O próximo Governo

A disputa mais estúpida da próxima eleição é saber quem será 1.º-ministro. Qualquer burocrata encartado de Bruxelas mandará mais do que ele.

a lusa publicou o resumo de um artigo publicado no new york times, escrito pelo sociólogo robert fishman, que merece atenção. anoto-o:

1. diz ele que portugal «foi vítima da pressão injusta e arbitrária dos mercados financeiros internacionais» e que essa mesma lógica ameaça agora a espanha, a itália e a bélgica. verdade. o nosso país tem um batalhão de problemas, incluindo um endividamento excessivo, mas foi a especulação sobre a dívida soberana que nos estrangulou. porque o pôde fazer é outra história.
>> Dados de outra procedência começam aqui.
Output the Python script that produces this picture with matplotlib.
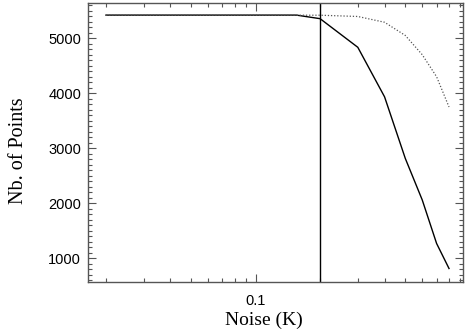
import numpy as np
import matplotlib
matplotlib.use("Agg")
import matplotlib.pyplot as plt
from matplotlib.ticker import LogLocator, FixedLocator, NullFormatter, FixedFormatter, MultipleLocator

# values
noise_solid = [0.02, 0.155, 0.2, 0.3, 0.4, 0.5, 0.6, 0.7, 0.8]
points_solid = [5420, 5420, 5355, 4835, 3935, 2815, 2060, 1270, 815]

noise_dotted = [0.02, 0.2, 0.3, 0.4, 0.5, 0.6, 0.7, 0.8]
points_dotted = [5420, 5418, 5395, 5290, 5050, 4700, 4300, 3750]

cut_noise = 0.2
xtick_vals = [0.1]
xtick_labels = ["0.1"]
ytick_vals = [1000, 2000, 3000, 4000, 5000]

fig = plt.figure(figsize=(4.66, 3.33), dpi=100)
ax = fig.add_axes([0.189, 0.154, 0.8046, 0.837])

ax.plot(noise_solid, points_solid, color="black", lw=1.0)
ax.plot(noise_dotted, points_dotted, color="#555555", lw=0.9, ls=(0, (1, 1.5)))
ax.axvline(cut_noise, color="black", lw=1.0)

ax.set_xscale("log")
ax.set_xlim(0.0165, 0.93)
ax.set_ylim(575, 5640)

ax.xaxis.set_major_locator(FixedLocator(xtick_vals))
ax.xaxis.set_major_formatter(FixedFormatter(xtick_labels))
ax.xaxis.set_minor_locator(LogLocator(base=10, subs=np.arange(2, 10)))
ax.xaxis.set_minor_formatter(NullFormatter())
ax.yaxis.set_major_locator(FixedLocator(ytick_vals))
ax.yaxis.set_minor_locator(MultipleLocator(100))

ax.tick_params(which="both", direction="in", top=True, right=True,
               color="#555555", width=0.8)
ax.tick_params(which="major", length=6, labelsize=10.5)
ax.tick_params(axis="x", which="major", pad=9)
ax.tick_params(axis="y", which="major", pad=5)
ax.tick_params(which="minor", length=3)
for lab in ax.get_xticklabels() + ax.get_yticklabels():
    lab.set_family("Liberation Sans")

for sp in ax.spines.values():
    sp.set_color("#555555")
    sp.set_linewidth(1.0)

ax.set_xlabel("Noise (K)", family="Liberation Serif", fontsize=14)
ax.set_ylabel("Nb. of Points", family="Liberation Serif", fontsize=14.5)
ax.xaxis.set_label_coords(0.468, -0.108)
ax.yaxis.set_label_coords(-0.16, 0.469)

fig.savefig("out.png", dpi=100)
2. fishman diz, em seguida, que «o pedido de ajuda português, depois do irlandês e do grego, deve ser um aviso às democracias (…) porque não é realmente sobre dívida». e não é ajuda. o empréstimo do fundo europeu de estabilização (feef) e do fmi, que são instituições intergovernamentais, é não-solidariedade. o juro sairá seguramente a 5 ou 6 por cento ao ano. isto significa que o fmi vai lucrar com a operação, pelo menos, 500 milhões de euros e os governos mais de mil milhões. pior: pagar juros desta ordem de grandeza sem agravar o défice das contas públicas obriga a taxas de crescimento do pib superiores a 3 por cento. com as políticas de austeridade, é impossível. a equação não tem solução. sem crescimento, a diminuição do défice aumenta a dívida e esta acaba fatalmente por contaminar aquele.

3. «portugal (…) estava a gerir a sua recuperação da recessão global melhor que vários outros países na europa, mas foi sujeito a uma pressão injusta e arbitrária dos especuladores e agências de rating», sustenta o autor. se portugal estava a sair da recessão, continuava mergulhado na crise em que entrara desde 2001. mas é verdade que as agências de rating têm uma larga responsabilidade na degradação da situação. a queixa apresentada na procuradoria por quatro docentes universitários contra estas firmas faz todo o sentido. querem uma medida de salubridade pública? que a europa coloque as dívidas soberanas fora das notações privadas e indigite o tribunal de contas ou o bce para as avaliar.

4. terá sido por «razões míopes ou ideológicas» que os mercados demitiram «um governo democraticamente eleito» e se preparam para «atar as mãos do que se lhe segue». bem, não foram os mercados, mas o parlamento que derrubou o governo. esse gesto de higiene teve o discreto beneplácito do primeiro-ministro, que preferiu eleições agora do que mais tarde. nesse filme, a esquerda foi coerente contra a austeridade e só passos coelho ensaiou o papel de aprendiz de feiticeiro. contudo, já concordo que o fmi transforma o próximo governo numa repartição. a disputa mais estúpida da próxima eleição é saber quem será primeiro-ministro. qualquer burocrata encartado de bruxelas mandará mais do que ele.